In fact, they will benefit if higher tariffs lead to increased demand for domestically produced goods and services.

Small companies tend to be more sensitive to domestic economic conditions than their larger counterparts.

Trump's policies aimed at stimulating economic growth and boosting consumer confidence will create a favorable environment for them.

The market surge has already begun to reflect the potential benefits of Trump's policies for small companies.

But this initial enthusiasm, in my opinion, is just the beginning of investor interest in the small cap sector.

Over the past several years, the so-called "Magnificent Seven" have delivered the lion's share of the return for the S&P 500.

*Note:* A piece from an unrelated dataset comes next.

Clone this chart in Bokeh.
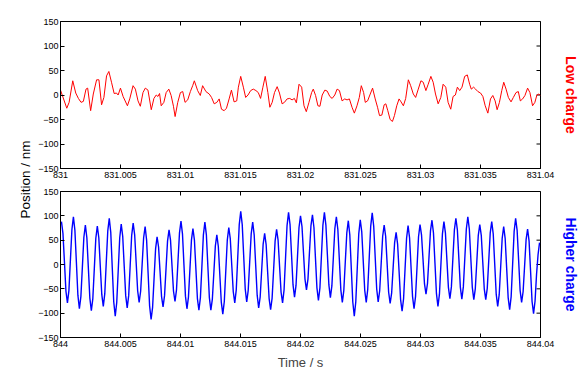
import math
import numpy as np
from bokeh.plotting import figure
from bokeh.layouts import row, column
from bokeh.models import Range1d, LinearAxis, FixedTicker, Label
from bokeh.embed import file_html
from bokeh.resources import INLINE

# ---------------- data ----------------
x_tick_ms = [0, 5, 10, 15, 20, 25, 30, 35, 40]
top_tick_labels = ["831", "831.005", "831.01", "831.015", "831.02", "831.025", "831.03", "831.035", "831.04"]
bottom_tick_labels = ["844", "844.005", "844.01", "844.015", "844.02", "844.025", "844.03", "844.035", "844.04"]
y_ticks = [-150, -100, -50, 0, 50, 100, 150]

# Low charge trace: time offset from 831 s (ms) and position (nm)
red_t_ms = [0.0, 0.524, 0.718, 1.021, 1.270, 1.491, 1.712, 1.905, 2.126, 2.264,
            2.512, 2.733, 3.009, 3.202, 3.423, 3.616, 3.837, 4.030, 4.251, 4.472,
            4.665, 4.803, 4.997, 5.217, 5.576, 5.770, 6.046, 6.239, 6.460, 6.653,
            6.874, 7.067, 7.288, 7.564, 7.785, 7.978, 8.116, 8.254, 8.392, 8.613,
            8.806, 9.027, 9.220, 9.414, 9.552, 9.772, 9.993, 10.187, 10.380, 10.601,
            10.822, 11.015, 11.153, 11.429, 11.650, 11.843, 12.119, 12.395, 12.588, 12.809,
            13.030, 13.223, 13.416, 13.637, 13.831, 14.051, 14.245, 14.465, 14.686, 14.824,
            15.018, 15.238, 15.432, 15.625, 15.846, 16.067, 16.287, 16.481, 16.674, 16.867,
            17.061, 17.281, 17.447, 17.640, 17.834, 18.054, 18.248, 18.468, 18.662, 18.882,
            19.103, 19.297, 19.490, 19.656,
            19.877, 20.098, 20.291, 20.484, 20.705, 20.926, 21.064, 21.257, 21.451, 21.616,
            21.809, 22.030, 22.223, 22.444, 22.638, 22.858, 23.052, 23.245, 23.466, 23.687,
            23.880, 24.073, 24.294, 24.487, 24.708, 24.901, 25.067, 25.260, 25.398, 25.592,
            25.812, 26.006, 26.226, 26.420, 26.585, 26.779, 26.972, 27.110, 27.275, 27.469,
            27.662, 27.828, 28.021, 28.214, 28.380, 28.573, 28.766, 28.987, 29.180, 29.401,
            29.594, 29.815, 30.036, 30.229, 30.450, 30.643, 30.864, 31.057, 31.251, 31.471,
            31.692, 31.885, 32.106, 32.300, 32.520, 32.714, 32.907, 33.073, 33.266, 33.459,
            33.680, 33.901, 34.094, 34.232, 34.426, 34.591, 34.784, 35.005, 35.198, 35.392,
            35.612, 35.833, 36.026, 36.220, 36.385, 36.578, 36.772, 36.937, 37.131, 37.324,
            37.545, 37.738, 37.959, 38.152, 38.318, 38.511, 38.704, 38.925, 39.118, 39.339,
            39.532, 39.698, 39.864, 40.0]
red_nm = [10, -27, -15, 29, 4, -7, -15, -13, 12, 14,
          -32, 2, 31, 31, -20, -5, 39, 48, 26, 3,
          4, 0, 14, -3, -22, -8, 19, 12, -12, -23,
          5, 14, 10, -30, -7, 0, -3, 3, -22, -15,
          5, 12, -1, -23, -44, -15, 5, 7, -15, -10,
          7, 19, 29, 9, -1, 19, 7, 2, -5, -18,
          -15, -8, -29, -32, -27, -8, 10, -14, -12, 16,
          38, 16, -5, 0, 9, 12, 9, 5, -7, 16,
          38, 5, -25, -15, 5, 17, 4, -18, -15, -8,
          -7, -10, -7, -16,
          22, 16, -22, -34, -15, 5, 12, -1, -22, -23,
          0, 10, 8, -3, -7, 0, 12, 9, -12, -8,
          -10, -8, -25, -37, -22, -5, 19, 5, -15, -12,
          2, 14, -8, -25, -42, -41, -20, -18, -32, -50,
          -54, -42, -22, -8, -14, -22, -7, 31, 19, 2,
          -5, 12, 29, 26, 9, 22, 38, 26, 2, -18,
          -5, 22, 16, -15, -29, -3, 0, 16, 9, 16,
          38, 41, 22, 12, 16, 12, 7, 4, -3, -22,
          -37, -8, -1, -12, -30, -15, 9, 26, 12, -5,
          -14, -5, 5, 7, -12, -8, -1, 14, 5, -22,
          -15, 0, 2, -1]

# Higher charge trace: sampled every blue_dt_ms from blue_t0_ms (offset from 844 s),
# eight samples per oscillation cycle
blue_t0_ms = 0.08
blue_dt_ms = 0.1245
blue_nm = [88, 64, 5, -55, -79, -53, 10, 72,
           98, 70, 4, -63, -91, -66, -5, 56,
           81, 55, -7, -69, -95, -70, -8, 54,
           79, 55, -4, -62, -86, -60, 5, 69,
           95, 66, -6, -77, -106, -78, -12, 55,
           83, 58, -3, -64, -89, -64, -2, 60,
           85, 61, 4, -54, -78, -55, 0, 55,
           78, 50, -18, -85, -113, -88, -28, 32,
           57, 36, -15, -66, -87, -64, -8, 48,
           71, 50, -3, -55, -76, -52, 7, 65,
           89, 63, -1, -65, -91, -67, -9, 50,
           74, 50, -10, -70, -94, -68, -4, 61,
           87, 61, -4, -68, -94, -71, -17, 38,
           61, 37, -21, -78, -102, -76, -13, 50,
           76, 53, -2, -56, -79, -52, 15, 82,
           109, 82, 16, -50, -77, -53, 5, 63,
           87, 61, -1, -63, -89, -67, -13, 42,
           64, 41, -15, -70, -93, -69, -11, 48,
           72, 50, -4, -57, -79, -52, 14, 80,
           107, 82, 20, -42, -67, -43, 17, 76,
           100, 78, 24, -30, -52, -30, 25, 80,
           102, 76, 14, -48, -74, -48, 17, 81,
           107, 81, 20, -42, -68, -44, 15, 74,
           98, 72, 10, -52, -78, -53, 6, 65,
           90, 61, -8, -77, -106, -77, -7, 63,
           92, 67, 7, -53, -78, -51, 14, 79,
           106, 79, 15, -50, -77, -54, 2, 58,
           81, 58, 1, -57, -80, -59, -7, 45,
           66, 42, -15, -72, -96, -70, -8, 54,
           80, 55, -6, -66, -91, -66, -5, 57,
           82, 61, 11, -40, -61, -39, 15, 69,
           91, 65, 3, -60, -86, -61, 1, 63,
           88, 65, 9, -47, -70, -46, 13, 71,
           95, 71, 12, -47, -71, -46, 14, 73,
           98, 73, 13, -47, -72, -50, 5, 60,
           82, 60, 5, -50, -72, -49, 8, 65,
           88, 63, 1, -61, -86, -62, -4, 54,
           78, 53, -8, -68, -93, -66, 1, 68,
           95, 70, 9, -53, -78, -56, -3, 51,
           73, 48, -14, -76, -101, -75, -20, 20,
           45]
blue_t_ms = blue_t0_ms + blue_dt_ms * np.arange(len(blue_nm))

FONT = "Liberation Sans"
X_MIN, X_MAX = x_tick_ms[0], x_tick_ms[-1]
Y_MIN, Y_MAX = y_ticks[0], y_ticks[-1]


def style_axis(ax, standoff):
    ax.major_tick_in = 4
    ax.major_tick_out = 0
    ax.minor_tick_in = 0
    ax.minor_tick_out = 0
    ax.axis_line_color = "black"
    ax.major_tick_line_color = "black"
    ax.major_label_text_font = FONT
    ax.major_label_text_color = "black"
    ax.major_label_text_font_size = "9px"
    ax.major_label_standoff = standoff


def make_panel(t, y, color, lw, tick_labels, side_label, h, top_b, bot_b, time_label):
    p = figure(width=548, height=h, x_range=Range1d(X_MIN, X_MAX), y_range=Range1d(Y_MIN, Y_MAX),
               toolbar_location=None, output_backend="svg",
               min_border_left=27, min_border_right=38, min_border_top=top_b, min_border_bottom=bot_b,
               x_axis_type=None, y_axis_type=None)
    p.xgrid.visible = False
    p.ygrid.visible = False
    p.outline_line_color = "black"
    p.outline_line_width = 1
    p.background_fill_color = "white"
    p.border_fill_color = "white"

    xb = LinearAxis(ticker=FixedTicker(ticks=x_tick_ms))
    xb.major_label_overrides = {k: v for k, v in zip(x_tick_ms, tick_labels)}
    style_axis(xb, 3)
    if time_label:
        xb.axis_label = "Time / s"
        xb.axis_label_text_font = FONT
        xb.axis_label_text_font_style = "normal"
        xb.axis_label_text_font_size = "13px"
        xb.axis_label_standoff = 5
    p.add_layout(xb, "below")

    yl = LinearAxis(ticker=FixedTicker(ticks=y_ticks))
    style_axis(yl, 2)
    p.add_layout(yl, "left")

    yr = LinearAxis(ticker=FixedTicker(ticks=[]))
    yr.axis_line_color = None
    yr.major_label_text_font_size = "0px"
    yr.major_label_standoff = 0
    yr.major_tick_out = 0
    yr.major_tick_in = 0
    yr.axis_label = side_label
    yr.axis_label_text_color = color
    yr.axis_label_text_font = FONT
    yr.axis_label_text_font_style = "bold"
    yr.axis_label_text_font_size = "14px"
    yr.axis_label_standoff = 22
    p.add_layout(yr, "right")

    # mirrored inward ticks on top and right edges (half of each dash is clipped by the frame)
    p.scatter(x_tick_ms, [Y_MAX] * len(x_tick_ms), marker="dash", size=8, angle=math.pi / 2,
              line_color="black", line_width=1)
    p.scatter([X_MAX] * len(y_ticks), y_ticks, marker="dash", size=8,
              line_color="black", line_width=1)

    p.line(t, y, line_color=color, line_width=lw)
    return p


p_top = make_panel(red_t_ms, red_nm, "#ff0000", 1.0, top_tick_labels, "Low charge",
                   186, 21, 18, False)
p_bot = make_panel(blue_t_ms, blue_nm, "#0000ff", 1.4, bottom_tick_labels, "Higher charge",
                   186, 5, 35, True)

p_left = figure(width=33, height=372, x_range=Range1d(0, 33), y_range=Range1d(0, 372),
                toolbar_location=None, output_backend="svg", min_border=0,
                x_axis_type=None, y_axis_type=None)
p_left.xgrid.visible = False
p_left.ygrid.visible = False
p_left.outline_line_color = None
p_left.add_layout(Label(x=24.5, y=193, text="Position / nm", angle=math.pi / 2,
                        text_align="center", text_baseline="middle",
                        text_font=FONT, text_font_size="13.5px", text_color="black"))

layout = row(p_left, column(p_top, p_bot, spacing=0), spacing=0)

open("out.html", "w").write(file_html(layout, INLINE))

However, their technological innovations will expand beyond this small group of mega cap companies to benefit the broader economy.

As this process unfolds, smaller companies will reap the rewards, driving their growth and their share price performance.

Yet there is still another big reason that small cap stocks should outperform larger companies in the months ahead.

It's called "reversion to the mean."

Historically, there has been a cyclical pattern of leadership between large cap and small cap stocks.

An analysis of nearly 100 years of data reveals that changes in leadership between these two segments tend to occur approximately every 12 years.

The current cycle of large-cap dominance has persisted for over a decade, suggesting that a transition to small cap leadership is on the horizon.

One of the key factors supporting the case for small cap outperformance is the significant valuation gap that has developed between large cap and small cap stocks.

Current valuations for small cap stocks have been near their lowest levels relative to large caps in 25 years.

This creates a potential springboard for small cap stocks, offering substantial upside.

Over the long haul, large cap stocks have returned about 10% per year on average vs. 12% for small caps.

(Smaller companies tend to be more volatile and deliver higher returns to compensate shareholders.)

And the best small caps generate significantly higher returns.

That makes now an ideal time to increase your exposure to small companies.

The economic agenda proposed by the incoming Trump administration creates a particularly favorable environment for them.

Small caps were already due for their turn in the limelight. And now their domestic focus, magnified benefit from any tax rate reductions or deregulation, and insulation from multinational trade tensions make them uniquely aligned with the ruling party's interests... and the biggest beneficiaries of the "Trump effect."